JMIR Publications

ABSTRACT

Background:

Point-of-care testing (POCT) generates intrinsically fast, inherently spatial, and immediately actionable results. Lessons learned in rural Cambodia and America create a framework for planning and mobilizing POCT with telehealth intervention. Timely diagnosis can help communities assess the spread of highly infectious diseases, mitigate outbreaks, and manage risk in rural and resource-limited settings.

Objective:

To identify needs for POCT in Cambodian border provinces during peak COVID-19 outbreaks and to quantify geospatial gaps in access to diagnostics during community lockdowns.

Methods:

Focus groups, interactive learners, webinar participants, virtual contacts, academic experts, public health experts, and local officials defined needs and priorities for diagnostics in rural Cambodia during the height of the COVID-19 pandemic. We analyzed geographic distances and transit times to testing in border provinces and assessed a high-risk province (Banteay Meanchey) where people crossed borders daily and spread disease. We strategized access to rapid antigen testing and proposed sites for molecular diagnostics.

Results:

Cambodia struggled with outbreaks which were difficult to manage in rural and isolated areas where diagnostics were insufficient to meet needs. Border province (N=17) median transit time to testing sites was 73 (range 1-494) minutes and in high-risk Banteay Meanchey Province (N=9 districts), 90 (10-150) minutes.

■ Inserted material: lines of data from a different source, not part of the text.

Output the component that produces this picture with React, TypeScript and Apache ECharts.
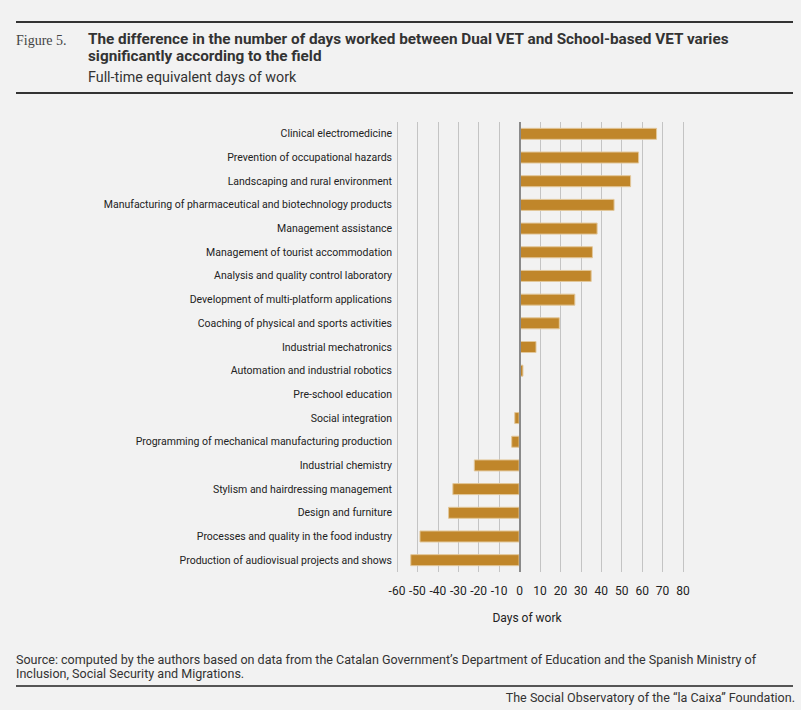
import { useEffect, useRef } from "react";
import * as echarts from "echarts";

const fields = [
  "Clinical electromedicine",
  "Prevention of occupational hazards",
  "Landscaping and rural environment",
  "Manufacturing of pharmaceutical and biotechnology products",
  "Management assistance",
  "Management of tourist accommodation",
  "Analysis and quality control laboratory",
  "Development of multi-platform applications",
  "Coaching of physical and sports activities",
  "Industrial mechatronics",
  "Automation and industrial robotics",
  "Pre-school education",
  "Social integration",
  "Programming of mechanical manufacturing production",
  "Industrial chemistry",
  "Stylism and hairdressing management",
  "Design and furniture",
  "Processes and quality in the food industry",
  "Production of audiovisual projects and shows",
];

const daysDiff = [
  67.3, 58.5, 54.6, 46.5, 38.2, 35.9, 35.3, 27.3, 19.7, 8.3, 1.9, 0.3, -2.6,
  -4.1, -22.4, -32.9, -35, -49, -53.5,
];

const xTicks = { min: -60, max: 80, step: 10 };

const BG = "#f2f2f2";
const BAR = "#c0862a";
const TEXT = "#222";
const SANS = "Roboto, 'Noto Sans', sans-serif";

const App = () => {
  const chartRef = useRef<HTMLDivElement>(null);

  useEffect(() => {
    document.body.style.margin = "0";
    if (!chartRef.current) return;
    const chart = echarts.init(chartRef.current, undefined, { renderer: "svg" });

    const option: echarts.EChartsOption = {
      animation: false,
      backgroundColor: BG,
      grid: { left: 397, right: 118, top: 122, bottom: 138, containLabel: false },
      xAxis: {
        type: "value",
        min: xTicks.min,
        max: xTicks.max,
        interval: xTicks.step,
        axisLine: { show: false },
        axisTick: { show: false },
        axisLabel: { color: TEXT, fontFamily: SANS, fontSize: 12, margin: 13 },
        splitLine: { lineStyle: { color: "#c4c4c4", width: 1 } },
      },
      yAxis: {
        type: "category",
        data: fields,
        inverse: true,
        axisLine: { show: false },
        axisTick: { show: false },
        axisLabel: { color: TEXT, fontFamily: SANS, fontSize: 10.5, margin: 5 },
      },
      graphic: [
        { type: "line", shape: { x1: 16, y1: 22, x2: 793, y2: 22 }, style: { stroke: "#333", lineWidth: 2 } },
        { type: "line", shape: { x1: 16, y1: 93, x2: 793, y2: 93 }, style: { stroke: "#333", lineWidth: 2 } },
        {
          type: "text", x: 16, y: 40,
          style: { text: "Figure 5.", fill: "#444", font: "14px 'Liberation Serif', serif", verticalAlign: "middle" },
        },
        {
          type: "text", x: 88, y: 39,
          style: {
            text: "The difference in the number of days worked between Dual VET and School-based VET varies",
            fill: "#333", font: "bold 15.3px Roboto, sans-serif", verticalAlign: "middle",
          },
        },
        {
          type: "text", x: 88, y: 56,
          style: { text: "significantly according to the field", fill: "#333", font: "bold 15.3px Roboto, sans-serif", verticalAlign: "middle" },
        },
        {
          type: "text", x: 88, y: 77,
          style: { text: "Full-time equivalent days of work", fill: "#333", font: "14.3px Roboto, sans-serif", verticalAlign: "middle" },
        },
        {
          type: "text", x: 527, y: 618,
          style: { text: "Days of work", fill: TEXT, font: "12px Roboto, sans-serif", verticalAlign: "middle", align: "center" },
        },
        {
          type: "text", x: 16, y: 659,
          style: {
            text: "Source: computed by the authors based on data from the Catalan Government\u2019s Department of Education and the Spanish Ministry of",
            fill: "#333", font: "12.55px Roboto, sans-serif", verticalAlign: "middle",
          },
        },
        {
          type: "text", x: 16, y: 673,
          style: { text: "Inclusion, Social Security and Migrations.", fill: "#333", font: "12.55px Roboto, sans-serif", verticalAlign: "middle" },
        },
        { type: "line", shape: { x1: 16, y1: 686, x2: 793, y2: 686 }, style: { stroke: "#555", lineWidth: 2 } },
        {
          type: "text", x: 795, y: 697,
          style: {
            text: "The Social Observatory of the \u201cla Caixa\u201d Foundation.",
            fill: "#333", font: "12.55px Roboto, sans-serif", verticalAlign: "middle", align: "right",
          },
        },
      ],
      series: [
        {
          type: "bar",
          data: daysDiff,
          barWidth: 12,
          itemStyle: { color: BAR, borderColor: "#e2c79a", borderWidth: 1 },
          markLine: {
            silent: true,
            symbol: "none",
            label: { show: false },
            lineStyle: { color: "#8a8a8a", width: 2, type: "solid" },
            data: [{ xAxis: 0 }],
          },
        },
      ],
    };

    chart.setOption(option);
    return () => chart.dispose();
  }, []);

  return <div ref={chartRef} style={{ width: 801, height: 710 }} />;
};

export default App;
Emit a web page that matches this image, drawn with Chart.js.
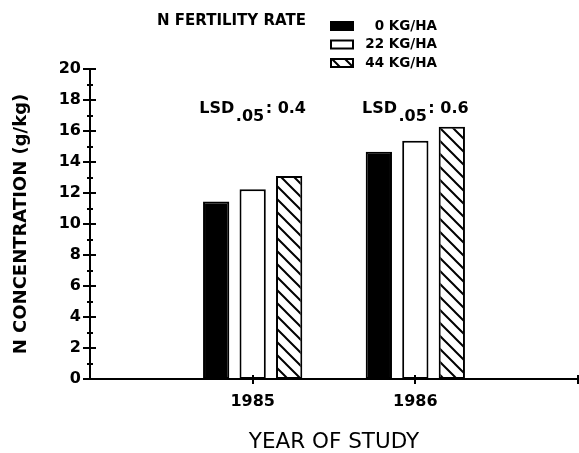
<!DOCTYPE html>
<html>
<head>
<meta charset="utf-8">
<script src="https://cdn.jsdelivr.net/npm/chart.js@4.4.1/dist/chart.umd.min.js"></script>
<style>
  html, body { margin: 0; padding: 0; background: #fff; }
  #wrap { width: 579px; height: 453px; }
</style>
</head>
<body>
<div id="wrap"><canvas id="chart-bars"></canvas></div>
<script>
// values
const years = ['1985', '1986'];
const rateLabels = ['0 KG/HA', '22 KG/HA', '44 KG/HA'];
const rate0 = [11.45, 14.66];
const rate22 = [12.24, 15.37];
const rate44 = [13.10, 16.27];
const lsd = [0.4, 0.6];

const FONT = '"DejaVu Sans", sans-serif';

// empty slot each side so the axis runs past the two years
const pad = arr => [null, ...arr, null];

const canvas = document.getElementById('chart-bars');
const mainCtx = canvas.getContext('2d');

function hatch() {
  const s = 13;
  const c = document.createElement('canvas');
  c.width = s; c.height = s;
  const g = c.getContext('2d');
  g.fillStyle = '#fff';
  g.fillRect(0, 0, s, s);
  g.strokeStyle = '#000';
  g.lineWidth = 2;
  g.beginPath();
  g.moveTo(-1, -1); g.lineTo(s + 1, s + 1);
  g.moveTo(-3, s - 3); g.lineTo(3, s + 3);
  g.moveTo(s - 3, -3); g.lineTo(s + 3, 3);
  g.stroke();
  return mainCtx.createPattern(c, 'repeat');
}

const crossTicks = {
  id: 'crossTicks',
  afterDraw(chart) {
    const { ctx, chartArea, scales: { x, y } } = chart;
    ctx.save();
    ctx.strokeStyle = '#000';
    ctx.lineWidth = 2;
    ctx.beginPath();
    y.ticks.forEach(t => {
      const py = Math.round(y.getPixelForValue(t.value));
      const major = t.value % 2 === 0;
      ctx.moveTo(chartArea.left - (major ? 7 : 3), py);
      ctx.lineTo(chartArea.left + (major ? 6 : 3), py);
    });
    x.ticks.forEach((t, i) => {
      if (i === 0) return;
      const px = Math.round(x.getPixelForTick(i));
      ctx.moveTo(px, chartArea.bottom - 4);
      ctx.lineTo(px, chartArea.bottom + 5);
    });
    ctx.stroke();
    ctx.restore();
  }
};

const lsdLabels = {
  id: 'lsdLabels',
  afterDatasetsDraw(chart) {
    const { ctx, scales: { x, y } } = chart;
    ctx.save();
    ctx.fillStyle = '#000';
    ctx.textBaseline = 'alphabetic';
    ctx.textAlign = 'left';
    ctx.font = 'bold 16px ' + FONT;
    lsd.forEach((v, i) => {
      const parts = ['LSD', '.05', ': ' + v.toFixed(1)];
      const w = parts.map(p => ctx.measureText(p).width);
      const gap = 1.5;
      const total = w[0] + w[1] + w[2] + gap * 2;
      const cx = x.getPixelForValue(i + 1);
      const base = y.getPixelForValue(17.15);
      let px = cx - total / 2;
      ctx.fillText(parts[0], px, base);
      px += w[0] + gap;
      ctx.fillText(parts[1], px, base + 8);
      px += w[1] + gap;
      ctx.fillText(parts[2], px, base);
    });
    ctx.restore();
  }
};

const fertLegend = {
  id: 'fertLegend',
  afterDraw(chart) {
    const ctx = chart.ctx;
    ctx.save();
    ctx.fillStyle = '#000';
    ctx.font = 'bold 15px ' + FONT;
    ctx.textBaseline = 'middle';
    ctx.textAlign = 'left';
    ctx.fillText('N FERTILITY RATE', 157, 21);
    ctx.font = 'bold 13.5px ' + FONT;
    chart.data.datasets.forEach((ds, i) => {
      const yc = 26 + i * 18.5;
      ctx.fillStyle = ds.backgroundColor;
      ctx.fillRect(331, yc - 4, 22, 8);
      ctx.lineWidth = 2;
      ctx.strokeStyle = '#000';
      ctx.strokeRect(331, yc - 4, 22, 8);
      ctx.fillStyle = '#000';
      ctx.textAlign = 'right';
      ctx.fillText(ds.label, 437, yc);
    });
    ctx.restore();
  }
};

new Chart(canvas, {
  type: 'bar',
  data: {
    labels: pad(years).map(v => v || ''),
    datasets: [
      { label: rateLabels[0], data: pad(rate0), backgroundColor: '#000', borderColor: '#000', borderWidth: 2, borderSkipped: false },
      { label: rateLabels[1], data: pad(rate22), backgroundColor: '#fff', borderColor: '#000', borderWidth: 2, borderSkipped: false },
      { label: rateLabels[2], data: pad(rate44), backgroundColor: hatch(), borderColor: '#000', borderWidth: 2, borderSkipped: false }
    ]
  },
  options: {
    responsive: true,
    maintainAspectRatio: false,
    animation: false,
    categoryPercentage: 0.673,
    barPercentage: 0.72,
    layout: { padding: { top: 69, right: 1, left: 0, bottom: 0 } },
    plugins: {
      legend: { display: false },
      tooltip: { enabled: false }
    },
    scales: {
      x: {
        offset: false,
        grid: { display: false, drawTicks: false },
        border: { display: true, color: '#000', width: 2 },
        ticks: {
          color: '#000',
          autoSkip: false,
          maxRotation: 0,
          padding: 13,
          font: { family: FONT, size: 16, weight: 'bold' }
        },
        title: {
          display: true,
          text: 'YEAR OF STUDY',
          color: '#000',
          font: { family: FONT, size: 21.5, lineHeight: 1 },
          padding: { top: 0, bottom: 0 }
        },
        afterFit(scale) {
          scale.height = 74;
          scale.paddingLeft = 0;
          scale.paddingRight = 0;
        }
      },
      y: {
        min: 0,
        max: 20,
        grid: { display: false, drawTicks: false },
        border: { display: true, color: '#000', width: 2 },
        ticks: {
          stepSize: 1,
          autoSkip: false,
          color: '#000',
          padding: 9,
          font: { family: FONT, size: 16, weight: 'bold' },
          callback: v => (v % 2 === 0 ? v : '')
        },
        title: {
          display: true,
          text: 'N CONCENTRATION (g/kg)',
          color: '#000',
          font: { family: FONT, size: 18, weight: 'bold', lineHeight: 1 },
          padding: { top: 12, bottom: 0 }
        },
        afterFit(scale) { scale.width = 90; }
      }
    }
  },
  plugins: [crossTicks, lsdLabels, fertLegend]
});
</script>
</body>
</html>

Within Cambodian border provinces, maximum versus minimum distances and access times for testing differed significantly (P<0.05). Pareto plots revealed geospatial gaps in access to testing for people not centrally located. At the time of epidemic peaks in Southeast Asia, mathematical analyses showed only one rapid antigen test available met World Health Organization sensitivity >80% requirement. We observed that in rural Yolo and Solano Counties, California, vending machines and public libraries dispensing free COVID-19 test kits 24/7 improved public access to diagnostics. Mobile testing vans equipped with COVID-19 antigen, RT-PCR, and multiplex influenza A/B testing proved useful for differential diagnosis, public awareness, travel certifications, and integrated telehealth treatment.

Conclusions:

Rural diagnostic portals implemented in America demonstrate a feasible public health strategy for limited-resource countries. Automated dispensers and mobile POCT can respond on demand to COVID-19 surges and enhance public health preparedness for future outbreaks. Point-of-need planning can help build resilience and assure spatial justice. Public health assets should include higher quality, lower cost, readily accessible, and user friendly POC technologies, such as self-testing for diagnosis, distributed border detection for surveillance, and mobile diagnostics vans for quick telehealth treatment of symptomatic infected patients. High-risk settings will benefit from synthesis of geospatially optimized POCT, automated 24/7 test access, and timely diagnosis of symptomatic patients at points of need now, during new surges, and in future pandemics.